A Closer Look at DDoS Attacks: Types, Detection, and Defense Strategies


When multiple computers attempt to overload a single server with unwanted requests, this is known as a distributed denial-of-service (DDoS) attack. After a certain point, the server becomes so overloaded that it cannot handle any more requests, genuine or otherwise.

The number of distributed denial of service attacks increased by 341% during early 2020 and 2021. This is mainly because many businesses were compelled to go digital due to the pandemic, making them easy targets for cybercriminals.

One of the most dreaded forms of cyberattack is a distributed denial of service assault, and with good reason. It can be challenging, if not impossible, to stop a well-executed distributed denial of service assault. They can begin disrupting even the most advanced IT businesses’ systems at any moment. Over 120 million data packets were sent to GitHub’s servers in a single second during the most significant distributed denial of service attack ever in 2018.

No matter how large an assault is, the basic idea is the same. Inundate a server with an excessive number of requests. Repeat this process until it freezes or quits responding. Large sums of money can be lost due to service interruptions that take hours to fix.

But what is a DDoS attack in detail?

How Distributed Denial-of-Service Attacks Work?

Here, you can find the DDoS attack meaning.

Let’s skip the specifics and think in terms of an analogy instead. Let’s pretend you own a fast-food burger shop. Telephone orders are taken, and customers can pick up their food whenever they’re ready. One day, a joker places a dozen separate phone calls to your restaurant, ordering a hundred burgers.

That should keep all your chefs busy, so you can stop taking orders now. But the prankster is always late to get the burgers. You could not serve real consumers since all your time and energy was spent on false ones.

This can be frustrating, but luckily it only takes stopping one individual from destroying all the bogus orders. Their number can be blocked, and the issue will be resolved. This can also occur on a server. The server’s responsiveness to legitimate queries can be severely hampered by a rogue client sending many unnecessary requests.

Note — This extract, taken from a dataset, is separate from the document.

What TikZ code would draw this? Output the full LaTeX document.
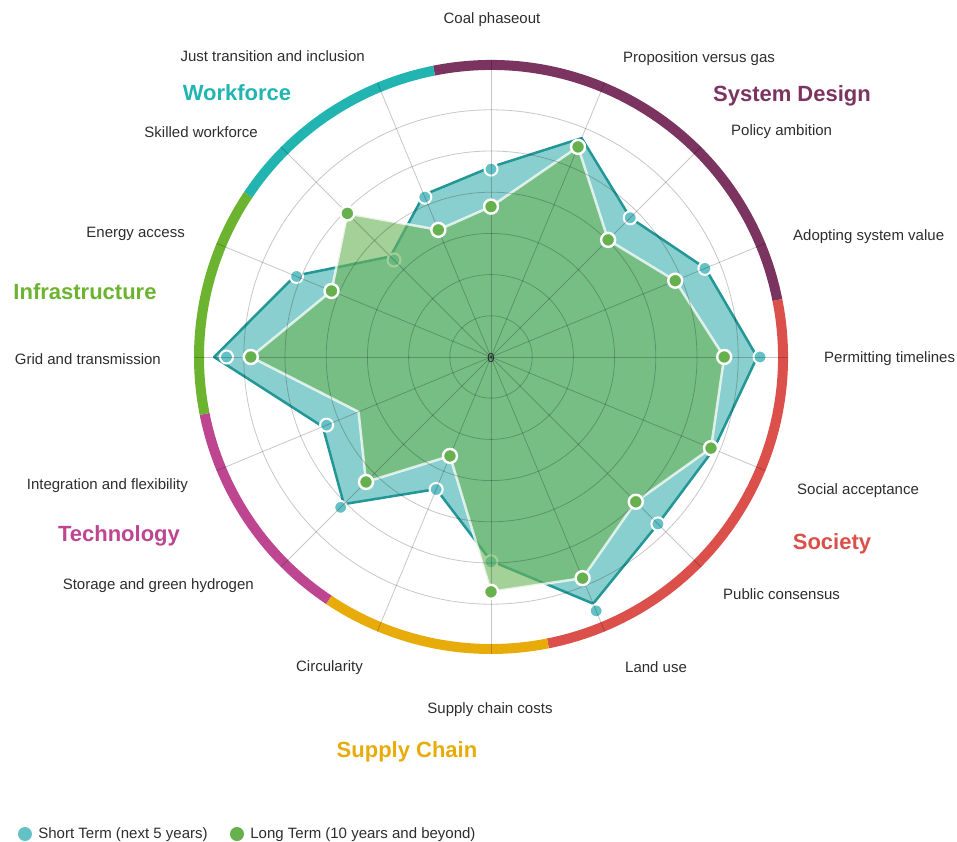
\documentclass[tikz,border=0pt]{standalone}
\usepackage{fontspec}
\setmainfont{Liberation Sans}
\usepackage{xcolor}
\usetikzlibrary{positioning}

\definecolor{designc}{RGB}{123,52,96}
\definecolor{societyc}{RGB}{219,80,74}
\definecolor{supplyc}{RGB}{232,172,10}
\definecolor{techc}{RGB}{190,70,145}
\definecolor{infrac}{RGB}{108,180,48}
\definecolor{workc}{RGB}{34,180,176}
\definecolor{shortc}{RGB}{20,160,160}
\definecolor{shortedge}{RGB}{35,150,150}
\definecolor{shortdot}{RGB}{100,194,198}
\definecolor{longc}{RGB}{108,180,88}
\definecolor{longdot}{RGB}{102,176,78}
\definecolor{labelc}{RGB}{45,45,45}

\tikzset{
  axislabel/.style={font=\fontsize{15}{18}\selectfont, text=labelc, inner sep=0pt},
  grouplabel/.style={font=\fontsize{22}{26}\selectfont\bfseries, inner sep=0pt},
  gridline/.style={black, opacity=0.22, line width=0.8pt},
  ringarc/.style={line width=10pt},
  shortpt/.style={circle, fill=shortdot, draw=white, line width=2pt, minimum size=13pt, inner sep=0pt},
  longpt/.style={circle, fill=longdot, draw=white, line width=2.4pt, minimum size=14pt, inner sep=0pt},
  legenddot/.style={circle, minimum size=14pt, inner sep=0pt},
}

\begin{document}
\begin{tikzpicture}[x=1pt, y=1pt]
  \useasboundingbox (-491,-485) rectangle (466,357);

  % category ring
  \draw[ringarc, designc] (101.25:292) arc[start angle=101.25, end angle=11.25, radius=292pt];
  \draw[ringarc, societyc] (11.25:292) arc[start angle=11.25, end angle=-78.75, radius=292pt];
  \draw[ringarc, supplyc] (-78.75:292) arc[start angle=-78.75, end angle=-123.75, radius=292pt];
  \draw[ringarc, techc] (-123.75:292) arc[start angle=-123.75, end angle=-168.75, radius=292pt];
  \draw[ringarc, infrac] (191.25:292) arc[start angle=191.25, end angle=146.25, radius=292pt];
  \draw[ringarc, workc] (146.25:292) arc[start angle=146.25, end angle=101.25, radius=292pt];

  % data (one grid step = 41.2)
  \foreach \r [count=\i from 0] in {4.61,5.75,4.78,5.63,6.46,5.85,5.73,6.48,4.95,3.47,5.05,4.42,6.72,5.15,3.45,4.26}
    \coordinate (sv\i) at ({90-22.5*\i}:{\r*41.2});
  \foreach \r [count=\i from 0] in {4.56,5.53,4.78,5.62,6.53,5.78,5.73,6.67,4.97,3.48,5.16,4.32,6.42,5.11,3.33,4.20}
    \coordinate (sd\i) at ({90-22.5*\i}:{\r*41.2});
  \foreach \r [count=\i from 0] in {3.65,5.52,4.02,4.84,5.66,5.78,4.97,5.81,5.70,2.60,4.29,3.48,5.83,4.19,4.93,3.34}
    \coordinate (lt\i) at ({90-22.5*\i}:{\r*41.2});

  % short term
  \fill[shortc, fill opacity=0.5] (sv0) -- (sv1) -- (sv2) -- (sv3) -- (sv4) -- (sv5) -- (sv6) -- (sv7)
    -- (sv8) -- (sv9) -- (sv10) -- (sv11) -- (sv12) -- (sv13) -- (sv14) -- (sv15) -- cycle;
  \draw[shortedge, line width=2.5pt, line join=round] (sv0) -- (sv1) -- (sv2) -- (sv3) -- (sv4) -- (sv5) -- (sv6) -- (sv7)
    -- (sv8) -- (sv9) -- (sv10) -- (sv11) -- (sv12) -- (sv13) -- (sv14) -- (sv15) -- cycle;
  \foreach \i in {0,...,15}
    \node[shortpt] (sdot\i) at (sd\i) {};

  % long term
  \fill[longc, fill opacity=0.62] (lt0) -- (lt1) -- (lt2) -- (lt3) -- (lt4) -- (lt5) -- (lt6) -- (lt7)
    -- (lt8) -- (lt9) -- (lt10) -- (lt11) -- (lt12) -- (lt13) -- (lt14) -- (lt15) -- cycle;
  \draw[white, opacity=0.75, line width=2.5pt, line join=round] (lt0) -- (lt1) -- (lt2) -- (lt3) -- (lt4) -- (lt5) -- (lt6) -- (lt7)
    -- (lt8) -- (lt9) -- (lt10) -- (lt11) -- (lt12) -- (lt13) -- (lt14) -- (lt15) -- cycle;

  % grid
  \foreach \k in {1,...,6}
    \draw[gridline] (0,0) circle[radius={\k*41.2pt}];
  \foreach \i in {0,...,15}
    \draw[gridline] (0,0) -- ({90-22.5*\i}:297);

  \foreach \i in {0,...,10,12,13,14,15}
    \node[longpt] (ldot\i) at (lt\i) {};

  \node[font=\fontsize{13}{15}\selectfont, text=labelc, inner sep=0pt] (zero) at (0,-1) {0};

  % axis labels
  \node[axislabel] (coal) at (1,337) {Coal phaseout};
  \node[axislabel, anchor=west] (proposition) at (132,298) {Proposition versus gas};
  \node[axislabel, anchor=west] (policy) at (240,225) {Policy ambition};
  \node[axislabel, anchor=west] (adopting) at (302,120) {Adopting system value};
  \node[axislabel, anchor=west] (permitting) at (333,-2) {Permitting timelines};
  \node[axislabel, anchor=west] (social) at (306,-134) {Social acceptance};
  \node[axislabel, anchor=west] (public) at (232,-237) {Public consensus};
  \node[axislabel, anchor=west] (landuse) at (134,-310) {Land use};
  \node[axislabel] (supplycost) at (-1,-353) {Supply chain costs};
  \node[axislabel, anchor=east] (circularity) at (-128,-311) {Circularity};
  \node[axislabel, anchor=east] (storage) at (-237,-229) {Storage and green hydrogen};
  \node[axislabel, anchor=east] (integration) at (-303,-129) {Integration and flexibility};
  \node[axislabel, anchor=east] (gridtrans) at (-330,-2) {Grid and transmission};
  \node[axislabel, anchor=east] (energy) at (-306,123) {Energy access};
  \node[axislabel, anchor=east] (skilled) at (-233,225) {Skilled workforce};
  \node[axislabel, anchor=east] (justtrans) at (-126,301) {Just transition and inclusion};

  % category labels
  \node[grouplabel, text=workc] (workforce) at (-254,264) {Workforce};
  \node[grouplabel, text=designc] (sysdesign) at (301,261) {System Design};
  \node[grouplabel, text=infrac] (infra) at (-406,65) {Infrastructure};
  \node[grouplabel, text=societyc] (society) at (341,-187) {Society};
  \node[grouplabel, text=techc] (tech) at (-372,-179) {Technology};
  \node[grouplabel, text=supplyc] (supplychain) at (-84,-395) {Supply Chain};

  % legend
  \node[legenddot, fill=shortdot] (shortkey) at (-466,-477) {};
  \node[axislabel, right=6pt of shortkey, yshift=-1pt] (shortleg) {Short Term (next 5 years)};
  \node[legenddot, fill=longdot] (longkey) at (-254,-477) {};
  \node[axislabel, right=6pt of longkey, yshift=-1pt] (longleg) {Long Term (10 years and beyond)};
\end{tikzpicture}
\end{document}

However, as we have seen, it only takes one client for the server to shut down all requests from it. DoS assaults, the ancestors of today’s distributed denial-of-service (DDoS) attacks, are what this is called.

Now imagine that a group of jokers has been calling your fast food restaurant. Your landline never stops ringing, and you can never be sure who is calling. You can’t unilaterally restrict numbers without disrupting service to legitimate users. All of your processes have stalled. Such is the case when a server is subjected to a distributed denial of service attack when hackers generate traffic from several computers that look exactly like actual traffic, and the server, network, or website crashes.

Types of Distributed Denial-of-Service Attacks

Types of DDoS AttacksDDoS attacks come in a variety of forms. Some classes are more common and complex to detect than others, typically differentiated by their duration (short-term vs long-term).  While a distributed denial of service (DDoS) attack usually intends to overwhelm the targeted system, the methods employed might vary widely. There are three types of DDoS attacks.

Application Layer DDoS Attacks

In response to a request from a client, the server implements the appropriate logic at the application layer. The user sends an HTTP request to the server asking for the learning page when they type http://www.xyz.com/learning/ into their browser. All relevant data for the requested page will be retrieved by the server and returned to the client browser as a response.

This data collection and storage occurs at the application layer. When a hacker uses many bots or machines to flood a server with requests for the same resource, they have launched an application layer attack.

Most application layer attacks take the form of HTTP flood assaults, in which attackers repeatedly submit many HTTP requests to a server from various IP addresses. Constantly querying a server to produce PDF files is one such instance. The server cannot know it is under assault because the IP address and other identifiers are different with each request.

Protocol DDoS Attacks

The goal of a protocol assault is to completely drain a server’s or network’s resources, such as those of its firewalls, routing engines, and load balancers. The SYN flood attack is a type of protocol attack.

The TCP handshake must be completed before establishing a secure connection between two machines. TCP handshakes are used for exchanging initial configuration data between peers. The client initiates a new channel for most TCP connections by sending an SYN packet to the server.

SYN flood attacks involve the attacker overwhelming a server with many SYN packets using fake IP addresses. As each package is sent, the server acknowledges it with an SYN-ACK and requests that the client finish the handshake. Yet the server remains patiently waiting for a response from the client(s). In the end, it freezes up from waiting for too many answers.

Volumetric DDoS Attacks

In a volumetric attack, the target server is inundated with so much traffic that it can’t handle. The DNS amplification assault is the most widespread type of volumetric attack.

The attacker sends requests to a DNS server from the victim’s faked IP address. The DNS server subsequently transmits the response to the requested server. When done on a large scale, the target server can be overwhelmed by the flood of DNS answers.

DDoS attacks are a growing problem for many organizations and can have devastating consequences. To protect against these attacks, it is essential to understand the different types of DDoS attacks, the methods by which they can be detected, and the available defense strategies.